Don’t get me wrong. I enjoy reading. I enjoy studying. I enjoy discussing all of these little details. But at what point do you turn it all off and just spend time with God? What’s the point of all of our debates on the web? Why do you try to convince me you’re right about something and why do I try to convince you that I’m right about something? What difference does it make? OK, probably a pretty big one, depending on what we’re talking about, but we can’t all be right? Can we all be wrong? That seems far more likely.

If we believe God exists, then He must exist separately from what we believe and from the web of theology and doctrine we’ve spun for ourselves. God must be an “objective” God. If the world’s population stopped believing in God totally and completely, God would continue to exist and His plan for the universe would continue to move forward toward its ultimate conclusion. We spend all our lives examining the Bible trying to uncover the clues to that plan and what it means in our lives, but we only get bits and pieces, and much of the time, we can’t really be sure we understand what we think we’ve got in our hands.

This theologian espouses one particular theory and another theologian opposes him or her. More theories spring up, more debates occur. But God is God. Our theories and debates don’t affect him in the slightest. He exists as He exists regardless of our “religious orientation.”

We’re all seeking truth but even with the help of the Holy Spirit, who is supposed to guide us in all truth (John 16:13), we all come up with different conclusions. You’d think if there were one Spirit and He was guiding us to One truth, we’d all arrive at the same conclusion.

But we don’t.

I’m most of the way through Carlos Castaneda’s book The Teachings of Don Juan: A Yaqui Way of Knowledge. It’s not really what I expected, but I appreciate Castaneda’s honesty in saying that he didn’t quite succeed either in his field study or as a disciple of don Juan. I decided to read this book because I hadn’t read any Castaneda before and felt I owed it to myself to have the experience.

letting-goMaybe I should just let go and move away from religious and spiritual reading altogether and just read for pleasure (not that reading books on religion and spirituality aren’t pleasurable). I used to read a lot of science fiction and mystery back in the day, with a few of the classics thrown in just for giggles. Maybe that would be more satisfying. Nothing I know or don’t know affects God. I’m not sure it even affects me. I can probably explain simply Castaneda’s book, but how could I possibly explain even one letter of Paul’s? Many have tried, including Nanos and Lancaster, but what does it matter if you end up with a body of work about the Bible that is fraught with disagreement?

I guess there’s a reason people pursue truth all their lives but either never find it or find only what some people (but not all) call “truth.” Maybe we never find it at all. Maybe we just delude ourselves and say what we have is “truth” because living a life of existential uncertainty is too difficult to bear.

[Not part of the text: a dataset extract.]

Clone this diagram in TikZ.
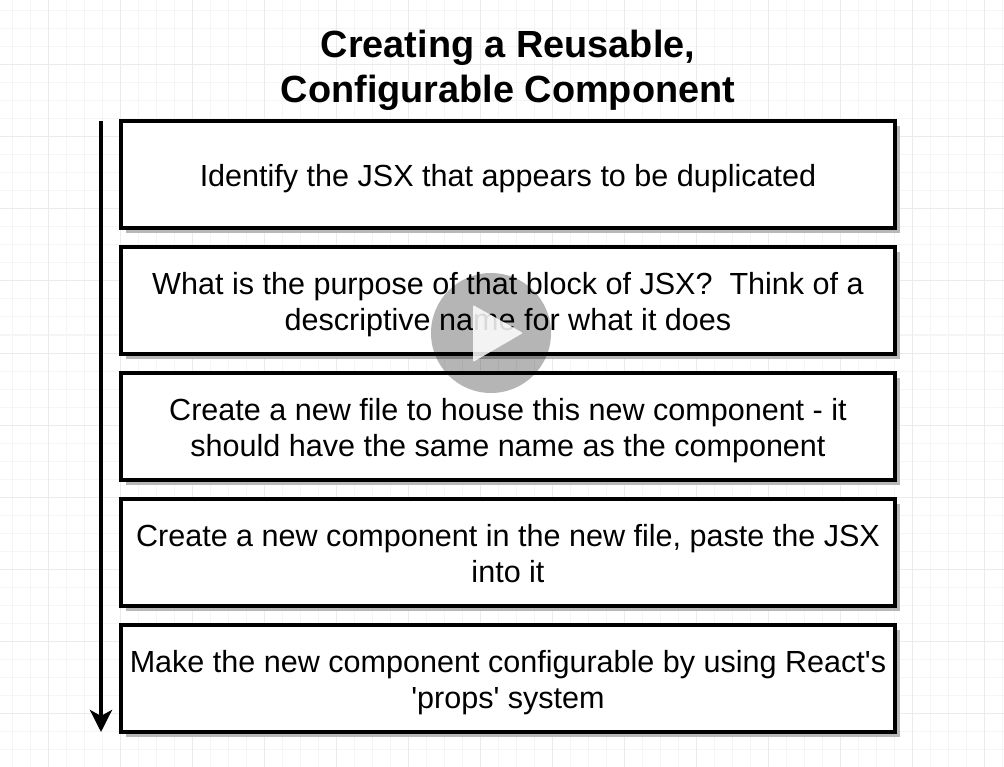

Maybe that’s why there are so many atheists. There are no mysteries to the universe beyond what they can see. It’s all nuts and bolts with no colors, textures, or moods. There’s only light and darkness. More’s the pity.

One who returns from the darkness must bring of it with him and convert it to light. He must exploit his experience to surge higher and higher with greater strength.

Therefore, the one who returns from a distance is greater than the one who was always close. What matters is not so much where you stand, but with what force you are moving in which direction.

-Rabbi Tzvi Freeman
“Exploiting the Darkness”
Based on letters and talks of the Rebbe
Rabbi M. M. Schneerson
Chabad.org

So which direction should I move in next in pursuing truth or God or whatever?